A BRADFORD based charity hub which has freed hundreds of victims of modern slavery is celebrating the fourth anniversary of its opening today.
The Hope for Justice Investigative Hub is based at a secret location in the district, and works to rescue people from modern slavery in West Yorkshire.
The Bradford investigative hub was the charity’s first, and its model has been replicated in locations including the West Midlands and Tennessee in the US.
It is primarily made up of former police officers and works closely with West Yorkshire Police to identify and rescue slavery victims.
In 2015/16, 35 victims were removed from slavery, and in the year after the hub opened the number of victims identified and rescued by police increased by 190 per cent.
Alongside rescues, its staff also train police officers and others to better identify and help victims, and held 12 sessions last year in the county for police, the NHS, Councils, businesses and others.
Major stories covered in the T&A involving Hope for Justice include a Dewsbury bed factory case where slaves were housed in Bradford, and the setting up of the National Anti-Trafficking and Modern Slavery Network alongside Mark Burns-Williamson, West Yorkshire Police and Crime Commissioner.
Joel Green, investigative team leader, said the hub deals with two to three victims of slavery each week.

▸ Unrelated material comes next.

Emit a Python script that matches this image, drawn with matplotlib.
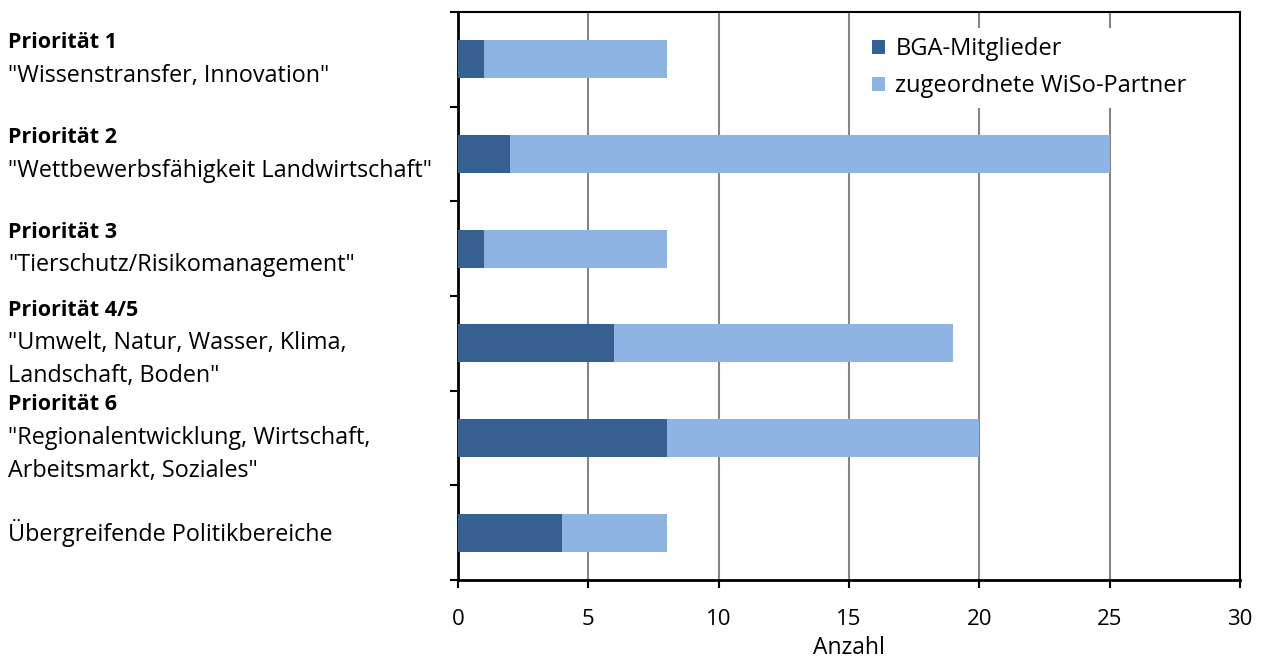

The former police officer said: “We have had very positive support, we have an information sharing agreement with West Yorkshire Police and work alongside their trafficking unit.
“Our work is essential, a lot of the victims we come across are very distrustful of the police and we’re the only port of call to get people out.
“We do a lot of work on building trust so they can go to the police - we act as a bridge.”
Mr Burns-Williamson said: “Hope for Justice are a key organisation in raising awareness, providing expertise and giving the best support to victims.
“They are also playing a key role in helping to coordinate the work of both the West Yorkshire and National Anti-Trafficking and Modern Slavery Network.
“I congratulate them on their fourth anniversary, and look forward to continuing to work with them and other partners in dealing with these crimes and abuses.
“I thank them for the difference they have made in West Yorkshire and further afield in this fight against human trafficking and modern slavery.”